There are many, many books Lucy loves that I would like to see permanently removed from circulation. Poorly written, overly didactic books that talk down to the reader, which, to my chagrin, does not seem to bother her in the least. Barbie Goes Rollerblading, for example, or any of the seemingly thousands of Berenstain Bears titles. We go to the public library and I pick out the old Corduroy, a charming story about a stuffed bear and Lisa, the little girl who adopts him. Lucy picks out the new Corduroy, an insipid tale in which Lisa seems not to exist anymore and Corduroy has a valuable lesson about friendship shoved down his throat. The temptation to “lose” these books between the children’s room and the circulation desk is great.
A few months ago, Ann Patchett had a piece in The Atlantic about her experience with attempted censorship at Clemson University. For those of you who didn’t read it, allow me to summarize: the school chose Truth and Beauty, Patchett’s story of the friendship between two young women and their paths toward adulthood, for its freshman reading program. As you might expect of a true story about coming of age, the book contains some (gasp!) drug use and (GASP!) sex. That’s not what the story is about, but it’s in there. The no doubt well-intentioned parents of some of the Clemson freshmen found out about the book (I say “found out about” rather than “read” because they were quite up front about the fact that they had not read it) and objected. Strenuously. So strenuously, in fact, that when Patchett finally came to campus to give her planned talk on the book, the University assigned her a security detail and hustled her in and out of the auditorium through the back door.

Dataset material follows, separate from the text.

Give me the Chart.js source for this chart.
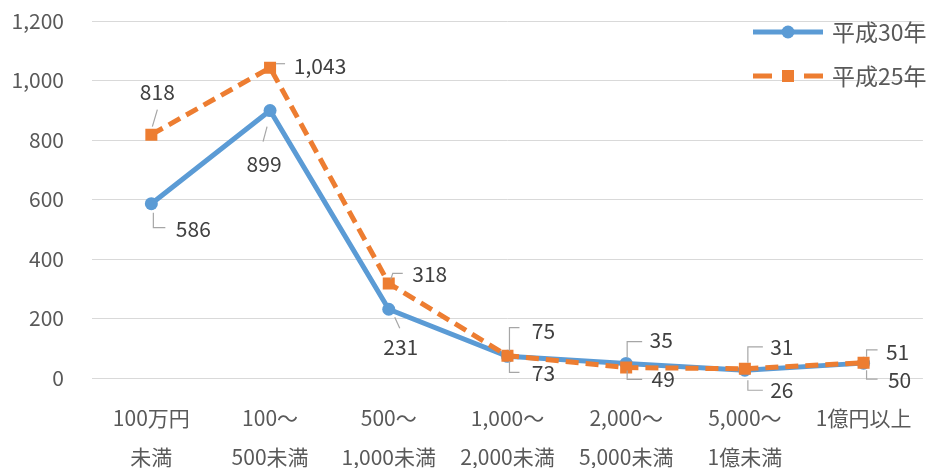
<!DOCTYPE html>
<html>
<head>
<meta charset="utf-8">
<script src="https://cdn.jsdelivr.net/npm/chart.js@4/dist/chart.umd.min.js"></script>
<style>
  html, body { margin: 0; padding: 0; background: #ffffff; }
  #wrap { width: 932px; height: 468px; }
</style>
</head>
<body>
<div id="wrap"><canvas id="c" width="932" height="468"></canvas></div>
<script>
// 資本金階級別の件数
const categories = [
  ['100万円', '未満'],
  ['100～', '500未満'],
  ['500～', '1,000未満'],
  ['1,000～', '2,000未満'],
  ['2,000～', '5,000未満'],
  ['5,000～', '1億未満'],
  ['1億円以上']
];
const seriesNames = ['平成30年', '平成25年'];
const valuesH30 = [586, 899, 231, 73, 49, 26, 50];
const valuesH25 = [818, 1043, 318, 75, 35, 31, 51];
const yTicks = [0, 200, 400, 600, 800, 1000, 1200];

const BLUE = '#5B9BD5';
const ORANGE = '#ED7D31';
const FONT = "'Noto Sans CJK JP', 'Noto Sans', sans-serif";

// ラベル位置（点からの相対位置）と引き出し線
const labelLayout = [
  [ // 平成30年
    { d: [42, 25],  leader: [[2, 9], [2, 24], [14, 24]] },
    { d: [-6, 53],  leader: [[-3, 16], [-7, 31]] },
    { d: [12, 38],  leader: [[6, 8], [11, 19]] },
    { d: [36, 17],  leader: [[2, 5], [2, 16], [12, 16]] },
    { d: [37, 16],  leader: [[1, 7], [1, 16], [16, 16]] },
    { d: [37, 20],  leader: [[3, 10], [3, 20], [18, 20]] },
    { d: [36, 17],  leader: [[3, 7], [3, 16], [14, 16]] }
  ],
  [ // 平成25年
    { d: [6, -43],  leader: [[1, -8], [6, -25]] },
    { d: [50, -2],  leader: [[6, -4], [15, -4]] },
    { d: [41, -9],  leader: [[2, -4], [4, -10], [14, -10]] },
    { d: [36, -25], leader: [[2, -5], [2, -28], [12, -28]] },
    { d: [35, -28], leader: [[1, -10], [1, -26], [16, -26]] },
    { d: [37, -22], leader: [[3, -6], [3, -22], [18, -22]] },
    { d: [34, -11], leader: [[3, -6], [3, -13], [14, -13]] }
  ]
];

const dataLabels = {
  id: 'dataLabels',
  afterDatasetsDraw(chart) {
    const ctx = chart.ctx;
    ctx.save();
    chart.data.datasets.forEach((ds, di) => {
      const meta = chart.getDatasetMeta(di);
      meta.data.forEach((pt, i) => {
        const spec = labelLayout[di][i];
        ctx.strokeStyle = '#A6A6A6';
        ctx.lineWidth = 1.2;
        ctx.beginPath();
        spec.leader.forEach((p, k) => {
          const x = pt.x + p[0], y = pt.y + p[1];
          if (k === 0) ctx.moveTo(x, y); else ctx.lineTo(x, y);
        });
        ctx.stroke();
        ctx.fillStyle = '#404040';
        ctx.font = '21px ' + FONT;
        ctx.textAlign = 'center';
        ctx.textBaseline = 'middle';
        ctx.fillText(ds.data[i].toLocaleString('en-US'), pt.x + spec.d[0], pt.y + spec.d[1]);
      });
    });
    ctx.restore();
  }
};

// 凡例（右上）
const legendBox = {
  id: 'legendBox',
  afterDraw(chart) {
    const ctx = chart.ctx;
    const items = [
      { y: 32, color: BLUE, segs: [[753, 823]], marker: 'circle' },
      { y: 76, color: ORANGE, segs: [[753, 772], [804, 823]], marker: 'rect' }
    ];
    ctx.save();
    items.forEach((it, i) => {
      ctx.strokeStyle = it.color;
      ctx.lineWidth = 5;
      ctx.beginPath();
      it.segs.forEach(s => {
        ctx.moveTo(s[0], it.y);
        ctx.lineTo(s[1], it.y);
      });
      ctx.stroke();
      ctx.fillStyle = it.color;
      ctx.beginPath();
      if (it.marker === 'circle') {
        ctx.arc(788, it.y, 6.5, 0, Math.PI * 2);
      } else {
        ctx.rect(782, it.y - 6, 12, 12);
      }
      ctx.fill();
      ctx.fillStyle = '#595959';
      ctx.font = '23px ' + FONT;
      ctx.textAlign = 'left';
      ctx.textBaseline = 'middle';
      ctx.fillText(seriesNames[i], 832, it.y);
    });
    ctx.restore();
  }
};

new Chart(document.getElementById('c'), {
  type: 'line',
  data: {
    labels: categories,
    datasets: [
      {
        label: seriesNames[0],
        data: valuesH30,
        borderColor: BLUE,
        backgroundColor: BLUE,
        borderWidth: 5,
        tension: 0,
        pointStyle: 'circle',
        pointRadius: 6.5,
        pointBorderWidth: 0,
        pointBackgroundColor: BLUE,
        order: 1
      },
      {
        label: seriesNames[1],
        data: valuesH25,
        borderColor: ORANGE,
        backgroundColor: ORANGE,
        borderWidth: 5,
        borderDash: [13, 7],
        tension: 0,
        pointStyle: 'rect',
        pointRadius: 8.5,
        pointBorderWidth: 0,
        pointBackgroundColor: ORANGE,
        order: 0
      }
    ]
  },
  options: {
    responsive: false,
    animation: false,
    devicePixelRatio: 1,
    layout: { padding: { top: 21, right: 8, left: 0, bottom: 0 } },
    plugins: {
      legend: { display: false },
      tooltip: { enabled: false }
    },
    scales: {
      x: {
        offset: true,
        grid: { display: false, drawTicks: false },
        border: { display: false },
        ticks: {
          color: '#595959',
          font: { family: FONT, size: 21, lineHeight: 1.86 },
          padding: 20,
          maxRotation: 0,
          autoSkip: false
        },
        afterFit(scale) { scale.height = 90; }
      },
      y: {
        min: 0,
        max: 1200,
        grid: { color: '#D9D9D9', lineWidth: 1, drawTicks: false },
        border: { display: false },
        afterBuildTicks(scale) { scale.ticks = yTicks.map(v => ({ value: v })); },
        ticks: {
          color: '#595959',
          font: { family: FONT, size: 21 },
          padding: 28,
          callback: v => v.toLocaleString('en-US')
        },
        afterFit(scale) {
          scale.width = 92;
          scale.paddingTop = 0;
          scale.paddingBottom = 0;
        }
      }
    }
  },
  plugins: [dataLabels, legendBox]
});
</script>
</body>
</html>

When I read this piece, I shook my head in righteous indignation. What is wrong with those people? I thought. Do they trust their children so little that they won’t allow them to read a book that might make them think? Do they plan to shelter them for their entire lives?
Yesterday, Lucy brought her first school library book home. She had chosen it herself, and we read it last night before bed. It turned out to be about a bully. Bullies are not something Lucy has ever come across, and so this required more than a little explanation. In the process, I could tell she was starting to get worried about meeting a bully, and I started to get upset that it was upsetting her. It’s true – I didn’t want to read her the book, because it talked about a bad thing she didn’t know about and I didn’t want her to worry. I wanted to protect her not just from bullies themselves, but from even the knowledge that bullies exist. No matter that probably the best way to protect her from bullies is to teach her that they exist and give her some strategies for dealing with them; the parental drive to shelter is not rational.
Now, it’s true that there are books that are not appropriate for five-year-olds. In fact, there are books that are ostensibly written for five-year-olds that are not appropriate for them. But the line between screening for developmental appropriateness and censoring is a fine one. And the slope from not checking out The Berenstain Bears Think of Those in Need to not reading the book about bullies to interfering in the college reading program is slippery. I have to ask myself, do I really think she’s not ready to read about this? Or do I not want her to be ready? Or is it maybe that I’m not ready? And then, unless it’s the first one, I have to suck it up and read.